**** Task input ****
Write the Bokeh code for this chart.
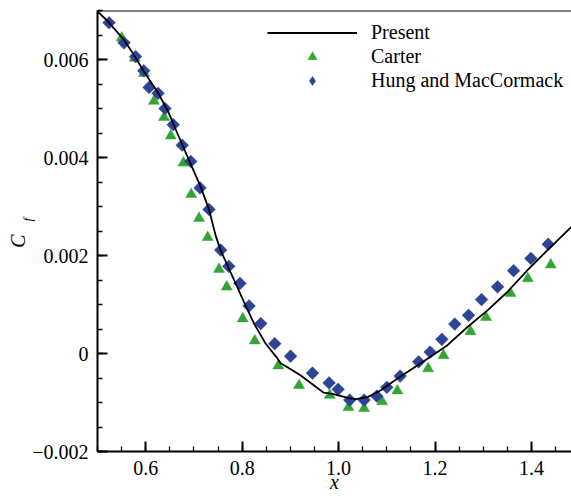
****
**** Task input ****
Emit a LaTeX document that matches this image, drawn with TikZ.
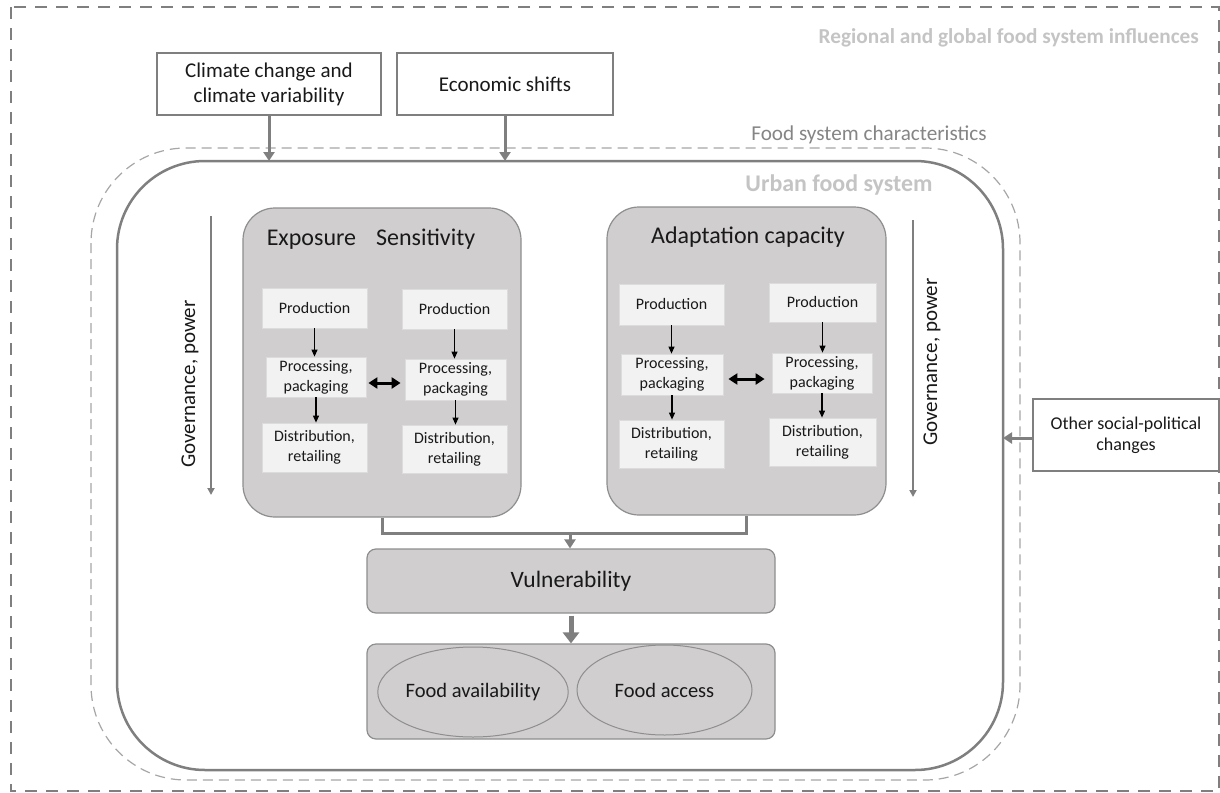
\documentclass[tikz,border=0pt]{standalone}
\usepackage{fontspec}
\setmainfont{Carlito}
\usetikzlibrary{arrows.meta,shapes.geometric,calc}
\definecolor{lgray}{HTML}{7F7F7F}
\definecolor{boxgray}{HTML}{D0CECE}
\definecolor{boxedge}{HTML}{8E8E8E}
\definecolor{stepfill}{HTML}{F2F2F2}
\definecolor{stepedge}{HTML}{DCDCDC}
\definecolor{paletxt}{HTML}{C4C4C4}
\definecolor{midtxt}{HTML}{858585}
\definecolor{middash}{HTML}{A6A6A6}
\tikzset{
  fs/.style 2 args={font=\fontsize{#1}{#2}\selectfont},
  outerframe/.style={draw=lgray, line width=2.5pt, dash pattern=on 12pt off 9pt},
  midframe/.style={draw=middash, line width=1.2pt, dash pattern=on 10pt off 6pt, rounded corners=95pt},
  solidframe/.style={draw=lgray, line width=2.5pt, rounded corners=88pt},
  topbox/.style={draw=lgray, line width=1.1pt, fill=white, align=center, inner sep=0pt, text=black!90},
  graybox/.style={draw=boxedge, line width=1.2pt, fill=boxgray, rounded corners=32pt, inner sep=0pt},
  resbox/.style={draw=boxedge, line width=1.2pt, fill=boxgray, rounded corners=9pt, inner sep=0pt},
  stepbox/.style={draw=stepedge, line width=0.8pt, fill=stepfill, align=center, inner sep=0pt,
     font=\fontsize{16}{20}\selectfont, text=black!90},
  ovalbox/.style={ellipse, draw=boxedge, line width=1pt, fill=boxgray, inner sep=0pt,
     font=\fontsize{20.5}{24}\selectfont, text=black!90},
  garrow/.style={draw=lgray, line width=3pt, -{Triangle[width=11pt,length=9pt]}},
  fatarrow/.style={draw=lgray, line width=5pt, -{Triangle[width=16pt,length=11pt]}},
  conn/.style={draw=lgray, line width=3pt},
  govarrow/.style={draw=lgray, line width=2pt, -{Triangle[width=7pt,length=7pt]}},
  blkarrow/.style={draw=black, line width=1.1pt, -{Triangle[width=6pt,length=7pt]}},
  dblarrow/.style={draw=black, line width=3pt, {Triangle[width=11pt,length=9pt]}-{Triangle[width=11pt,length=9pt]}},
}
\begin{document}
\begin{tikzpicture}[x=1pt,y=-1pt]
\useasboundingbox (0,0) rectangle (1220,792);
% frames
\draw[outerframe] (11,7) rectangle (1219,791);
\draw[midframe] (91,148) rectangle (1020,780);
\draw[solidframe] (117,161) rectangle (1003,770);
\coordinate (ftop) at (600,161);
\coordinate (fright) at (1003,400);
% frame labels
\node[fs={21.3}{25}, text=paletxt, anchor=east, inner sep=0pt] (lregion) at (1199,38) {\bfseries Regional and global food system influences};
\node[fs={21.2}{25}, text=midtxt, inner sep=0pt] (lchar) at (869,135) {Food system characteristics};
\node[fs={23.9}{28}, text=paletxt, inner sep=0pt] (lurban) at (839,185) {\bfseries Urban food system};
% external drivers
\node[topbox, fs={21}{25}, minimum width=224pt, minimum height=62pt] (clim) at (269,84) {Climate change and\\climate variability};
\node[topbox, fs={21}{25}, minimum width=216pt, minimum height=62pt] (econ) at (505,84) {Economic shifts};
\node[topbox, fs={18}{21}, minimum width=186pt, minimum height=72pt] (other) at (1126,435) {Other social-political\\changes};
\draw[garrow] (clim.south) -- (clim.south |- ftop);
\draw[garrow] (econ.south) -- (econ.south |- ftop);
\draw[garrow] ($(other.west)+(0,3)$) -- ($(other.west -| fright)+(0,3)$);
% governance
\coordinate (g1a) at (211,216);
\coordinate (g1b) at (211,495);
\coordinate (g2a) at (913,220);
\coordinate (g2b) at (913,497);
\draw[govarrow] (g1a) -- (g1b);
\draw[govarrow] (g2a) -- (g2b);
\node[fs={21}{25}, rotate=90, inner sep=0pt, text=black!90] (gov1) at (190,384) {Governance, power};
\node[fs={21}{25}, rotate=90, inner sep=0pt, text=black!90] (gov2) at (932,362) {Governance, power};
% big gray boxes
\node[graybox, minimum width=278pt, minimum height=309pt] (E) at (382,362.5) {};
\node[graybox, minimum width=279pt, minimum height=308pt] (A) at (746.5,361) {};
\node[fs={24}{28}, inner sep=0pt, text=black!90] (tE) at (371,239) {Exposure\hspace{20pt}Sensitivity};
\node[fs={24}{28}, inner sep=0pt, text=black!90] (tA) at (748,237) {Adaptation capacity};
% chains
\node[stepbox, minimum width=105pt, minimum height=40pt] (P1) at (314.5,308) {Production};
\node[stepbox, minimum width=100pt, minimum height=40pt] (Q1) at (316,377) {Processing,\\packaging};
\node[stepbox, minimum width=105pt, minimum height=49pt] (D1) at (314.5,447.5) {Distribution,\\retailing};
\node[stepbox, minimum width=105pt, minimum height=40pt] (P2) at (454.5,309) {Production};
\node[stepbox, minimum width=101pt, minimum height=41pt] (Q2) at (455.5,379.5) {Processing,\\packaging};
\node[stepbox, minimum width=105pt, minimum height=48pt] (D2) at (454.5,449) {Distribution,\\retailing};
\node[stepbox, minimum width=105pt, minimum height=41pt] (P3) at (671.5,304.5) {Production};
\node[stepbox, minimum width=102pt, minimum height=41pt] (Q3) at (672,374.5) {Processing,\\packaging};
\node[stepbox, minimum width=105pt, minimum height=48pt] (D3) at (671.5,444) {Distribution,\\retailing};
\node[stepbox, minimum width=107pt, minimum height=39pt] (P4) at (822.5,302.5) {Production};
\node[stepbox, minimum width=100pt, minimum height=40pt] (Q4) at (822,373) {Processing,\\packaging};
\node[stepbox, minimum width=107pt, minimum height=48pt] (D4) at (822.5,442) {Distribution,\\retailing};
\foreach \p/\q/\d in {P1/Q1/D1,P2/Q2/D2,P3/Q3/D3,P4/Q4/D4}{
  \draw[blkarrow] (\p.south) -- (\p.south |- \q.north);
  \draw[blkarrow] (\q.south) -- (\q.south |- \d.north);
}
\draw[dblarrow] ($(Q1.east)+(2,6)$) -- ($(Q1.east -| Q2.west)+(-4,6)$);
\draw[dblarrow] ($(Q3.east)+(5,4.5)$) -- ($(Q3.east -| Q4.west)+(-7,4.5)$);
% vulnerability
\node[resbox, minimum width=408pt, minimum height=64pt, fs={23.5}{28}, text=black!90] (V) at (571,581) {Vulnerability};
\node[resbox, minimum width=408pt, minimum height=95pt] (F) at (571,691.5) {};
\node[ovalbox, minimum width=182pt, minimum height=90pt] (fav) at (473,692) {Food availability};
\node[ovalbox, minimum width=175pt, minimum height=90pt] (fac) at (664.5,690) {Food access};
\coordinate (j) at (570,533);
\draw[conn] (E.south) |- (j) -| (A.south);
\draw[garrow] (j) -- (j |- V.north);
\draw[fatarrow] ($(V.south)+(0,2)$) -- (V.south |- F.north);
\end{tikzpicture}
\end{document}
****
Task goal:
Report all lines of the data above that include the string "this".

Output of the task:
Write the Bokeh code for this chart.
Emit a LaTeX document that matches this image, drawn with TikZ.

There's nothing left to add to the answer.